How does this company make money?
When the bank buys a commodity on a customer's behalf and resells it to them at a higher price under a murabaha agreement, the difference between the two prices is the bank's profit. When the bank leases equipment or real estate to a customer under an ijara arrangement, it collects rental payments. The bank also earns fees for managing Shariah-compliant investments on behalf of clients. Instead of paying depositors a conventional interest rate, the bank shares a portion of the profits it earns with them — structured to be permissible under Islamic law.
What makes this company hard to replace?
Murabaha and ijara contracts contain Shariah-specific termination clauses that make it complicated to exit early or transfer the arrangement to a conventional bank. Saudi payroll systems are often integrated directly with Islamic banking products, which creates practical complexity if someone wants to move. And for religiously observant customers, moving deposits to an interest-based institution is not just inconvenient — it conflicts with their beliefs, which means switching carries a personal cost that has nothing to do with fees or rates.
What limits this company?
The scholars on the Shariah supervisory board must personally review and approve each new financing structure before it can launch. That review cannot be split across a team of lawyers or run through software — it requires individual scholarly interpretation each time. So the speed at which the bank can introduce new murabaha or ijara products is limited by how much those scholars can review, not by how much money the bank has or how many branches it operates.
What does this company depend on?
The bank cannot operate without five things: a Saudi Arabian Monetary Authority banking license, which gives it the legal right to take deposits and extend credit; the Shariah supervisory board's religious rulings, which make every financing product permissible to offer; commodity trading partners who supply the physical goods used in murabaha transactions; Saudi riyal deposits from domestic retail and SME customers, which are the raw material the bank puts to work; and real estate assets that make ijara leasing products possible.
Who depends on this company?
Saudi SME manufacturers rely on the bank's ijara leasing to acquire equipment — if that stopped, they would have no equivalent financing route. Saudi retail customers who consider conventional interest forbidden have very few alternative Islamic banking options; losing access to this bank would leave them without a compliant place to keep or borrow money. Saudi real estate developers who cannot use conventional mortgages for religious reasons depend on murabaha financing to fund their projects.
How does this company scale?
Expanding the branch network across Saudi Arabia and building out digital banking tools both work efficiently, because Saudi Arabia's regulatory environment is standardised and the same rules apply everywhere. What does not scale easily is Shariah compliance review — every new financial structure still needs a scholar to sit with it, interpret Islamic law principles, and certify it individually. That step cannot be automated or handed off, so it remains the ceiling on how fast the bank can grow its product range no matter how large the branch network becomes.
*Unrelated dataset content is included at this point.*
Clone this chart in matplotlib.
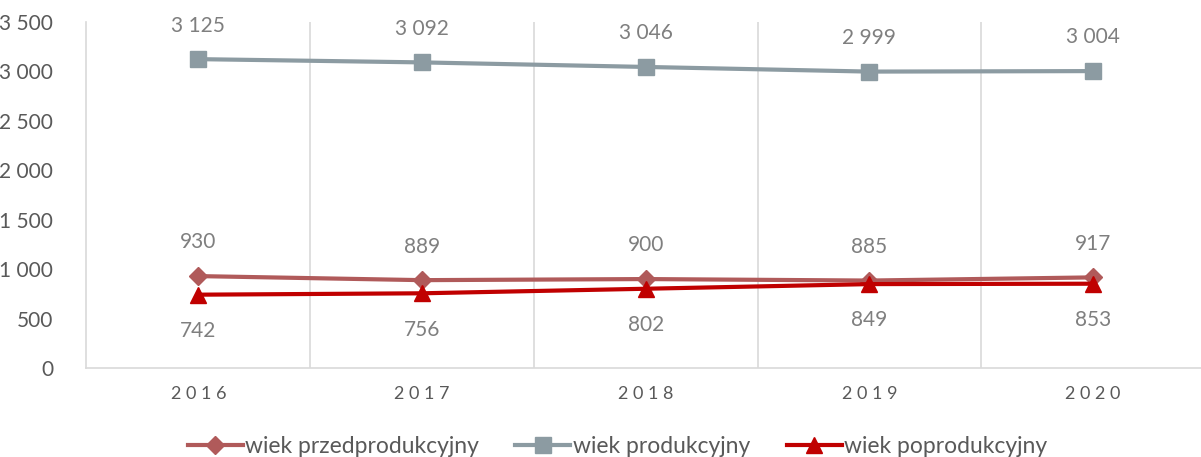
import matplotlib.pyplot as plt

plt.rcParams['font.family'] = ['Lato', 'DejaVu Sans']

years = ['2016', '2017', '2018', '2019', '2020']
przed = [930, 889, 900, 885, 917]
prod = [3125, 3092, 3046, 2999, 3004]
popro = [742, 756, 802, 849, 853]

c_przed = '#B05A5A'
c_prod = '#8C9BA2'
c_popro = '#C00000'
c_text = '#7F7F7F'

fig = plt.figure(figsize=(12.01, 4.57), dpi=100)
ax = fig.add_axes([0.0720, 0.1947, 0.9313, 0.757])

x = list(range(len(years)))
ax.plot(x, przed, color=c_przed, lw=3, marker='D', ms=9, label='wiek przedprodukcyjny', zorder=3)
ax.plot(x, prod, color=c_prod, lw=3, marker='s', ms=11, label='wiek produkcyjny', zorder=3)
ax.plot(x, popro, color=c_popro, lw=3, marker='^', ms=11, label='wiek poprodukcyjny', zorder=3)

def fmt(v):
    return '{:,}'.format(v).replace(',', ' ')

for i in x:
    ax.annotate(fmt(przed[i]), (i, przed[i]), xytext=(0, 17), textcoords='offset points',
                ha='center', va='bottom', fontsize=15, color=c_text)
    ax.annotate(fmt(prod[i]), (i, prod[i]), xytext=(0, 17), textcoords='offset points',
                ha='center', va='bottom', fontsize=15, color=c_text)
    ax.annotate(fmt(popro[i]), (i, popro[i]), xytext=(0, -19), textcoords='offset points',
                ha='center', va='top', fontsize=15, color=c_text)

ax.set_xlim(-0.5, len(years) - 0.5)
ax.set_ylim(0, 3500)
ax.set_yticks(range(0, 3501, 500))
ax.set_yticklabels([fmt(v) for v in range(0, 3501, 500)], fontsize=15, color='#595959')
ax.set_xticks(x)
ax.set_xticklabels([' '.join(y) for y in years], fontsize=13, color='#595959')
ax.tick_params(length=0, pad=13)
ax.tick_params(axis='y', pad=24)

for b in [0.5, 1.5, 2.5, 3.5]:
    ax.axvline(b, color='#D9D9D9', lw=1.2, zorder=1)
for s in ['top', 'right']:
    ax.spines[s].set_visible(False)
for s in ['left', 'bottom']:
    ax.spines[s].set_color('#D9D9D9')
    ax.spines[s].set_linewidth(1.2)

fig.legend(loc='center', bbox_to_anchor=(0.514, 0.022), ncol=3, frameon=False,
           fontsize=16.5, labelcolor='#595959', handlelength=2.4, handletextpad=0.1,
           columnspacing=1.6)

fig.savefig('out.png', dpi=100)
What external forces can significantly affect this company?
Saudi Vision 2030 is pushing the economy away from oil, which means the bank's traditional customer base is changing and the bank must find ways to serve new industries it may not have structured products for yet. The Saudi riyal is pegged to the US dollar, so when the dollar strengthens it affects how competitive the bank's cross-border Islamic finance products are. Internationally, there are ongoing efforts to standardise how Islamic finance rules work across different countries, and those global standards could clash with the local Shariah interpretations the bank's own scholars have certified.
Where is this company structurally vulnerable?
If the scholars on the Shariah supervisory board left, lost their recognised standing with Saudi religious authorities, or split into serious doctrinal disagreement with each other, the entire structure would stop working. Existing murabaha and ijara contracts could face questions about whether they were ever valid under SAMA's Shariah-compliance framework. No new products could be approved. The deposits would still be sitting in the bank, but there would be no certified way to deploy them — and no replacement board without equivalent Saudi scholarly credentials could step in to restore the rulings that depositors trust.